> **Information provided**:
□ □ □ □ □

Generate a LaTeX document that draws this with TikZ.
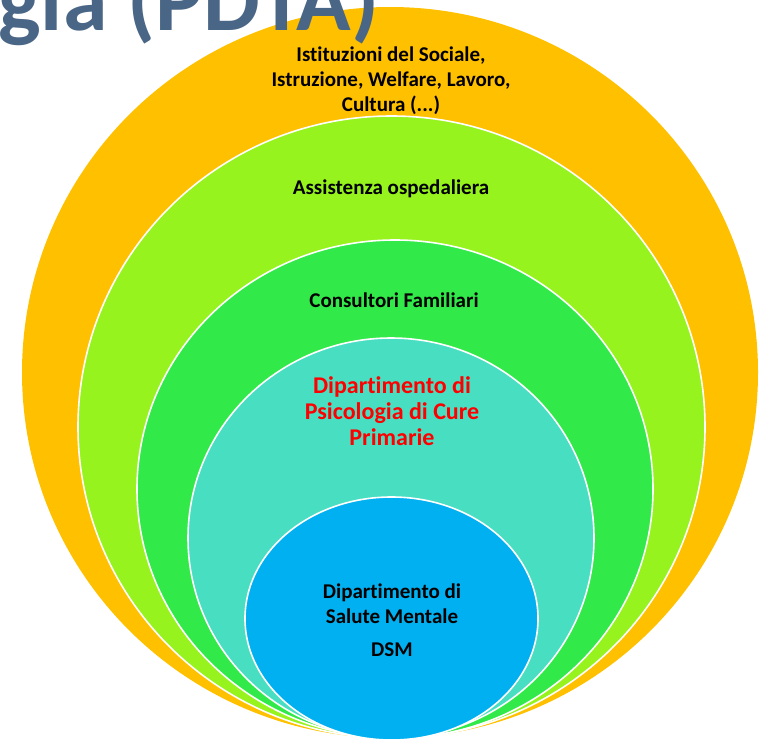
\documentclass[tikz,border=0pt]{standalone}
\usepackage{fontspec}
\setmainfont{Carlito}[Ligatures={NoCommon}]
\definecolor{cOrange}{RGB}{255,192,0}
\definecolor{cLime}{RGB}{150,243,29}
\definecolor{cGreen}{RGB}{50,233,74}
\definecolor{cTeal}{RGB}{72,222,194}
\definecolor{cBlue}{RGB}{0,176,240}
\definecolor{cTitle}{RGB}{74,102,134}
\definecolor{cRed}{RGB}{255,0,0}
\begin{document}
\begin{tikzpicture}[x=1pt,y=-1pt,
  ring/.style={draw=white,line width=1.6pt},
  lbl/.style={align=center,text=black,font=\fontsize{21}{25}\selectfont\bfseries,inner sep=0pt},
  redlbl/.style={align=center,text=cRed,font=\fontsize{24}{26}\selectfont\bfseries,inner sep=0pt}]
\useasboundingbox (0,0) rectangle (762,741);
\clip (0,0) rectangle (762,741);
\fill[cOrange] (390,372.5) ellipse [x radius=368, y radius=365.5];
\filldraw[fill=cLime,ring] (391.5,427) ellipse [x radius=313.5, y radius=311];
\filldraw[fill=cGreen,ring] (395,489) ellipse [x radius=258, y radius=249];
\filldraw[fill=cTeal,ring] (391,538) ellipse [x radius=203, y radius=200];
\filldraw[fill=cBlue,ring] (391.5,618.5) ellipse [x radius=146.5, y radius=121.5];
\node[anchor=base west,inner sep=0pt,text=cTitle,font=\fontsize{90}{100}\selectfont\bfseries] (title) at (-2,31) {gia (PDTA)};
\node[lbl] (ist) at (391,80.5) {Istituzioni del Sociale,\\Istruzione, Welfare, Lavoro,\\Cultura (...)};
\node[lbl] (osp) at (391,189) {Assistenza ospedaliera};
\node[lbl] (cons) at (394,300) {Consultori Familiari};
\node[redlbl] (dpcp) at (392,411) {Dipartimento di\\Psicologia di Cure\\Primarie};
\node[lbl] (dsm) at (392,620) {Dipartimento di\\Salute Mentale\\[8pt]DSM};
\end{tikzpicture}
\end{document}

□ □ □ □ □

> **What is asked**:
Restate the whole listing above exactly, except for its images.

> **Answer in full**:
Generate a LaTeX document that draws this with TikZ.
\documentclass[tikz,border=0pt]{standalone}
\usepackage{fontspec}
\setmainfont{Carlito}[Ligatures={NoCommon}]
\definecolor{cOrange}{RGB}{255,192,0}
\definecolor{cLime}{RGB}{150,243,29}
\definecolor{cGreen}{RGB}{50,233,74}
\definecolor{cTeal}{RGB}{72,222,194}
\definecolor{cBlue}{RGB}{0,176,240}
\definecolor{cTitle}{RGB}{74,102,134}
\definecolor{cRed}{RGB}{255,0,0}
\begin{document}
\begin{tikzpicture}[x=1pt,y=-1pt,
  ring/.style={draw=white,line width=1.6pt},
  lbl/.style={align=center,text=black,font=\fontsize{21}{25}\selectfont\bfseries,inner sep=0pt},
  redlbl/.style={align=center,text=cRed,font=\fontsize{24}{26}\selectfont\bfseries,inner sep=0pt}]
\useasboundingbox (0,0) rectangle (762,741);
\clip (0,0) rectangle (762,741);
\fill[cOrange] (390,372.5) ellipse [x radius=368, y radius=365.5];
\filldraw[fill=cLime,ring] (391.5,427) ellipse [x radius=313.5, y radius=311];
\filldraw[fill=cGreen,ring] (395,489) ellipse [x radius=258, y radius=249];
\filldraw[fill=cTeal,ring] (391,538) ellipse [x radius=203, y radius=200];
\filldraw[fill=cBlue,ring] (391.5,618.5) ellipse [x radius=146.5, y radius=121.5];
\node[anchor=base west,inner sep=0pt,text=cTitle,font=\fontsize{90}{100}\selectfont\bfseries] (title) at (-2,31) {gia (PDTA)};
\node[lbl] (ist) at (391,80.5) {Istituzioni del Sociale,\\Istruzione, Welfare, Lavoro,\\Cultura (...)};
\node[lbl] (osp) at (391,189) {Assistenza ospedaliera};
\node[lbl] (cons) at (394,300) {Consultori Familiari};
\node[redlbl] (dpcp) at (392,411) {Dipartimento di\\Psicologia di Cure\\Primarie};
\node[lbl] (dsm) at (392,620) {Dipartimento di\\Salute Mentale\\[8pt]DSM};
\end{tikzpicture}
\end{document}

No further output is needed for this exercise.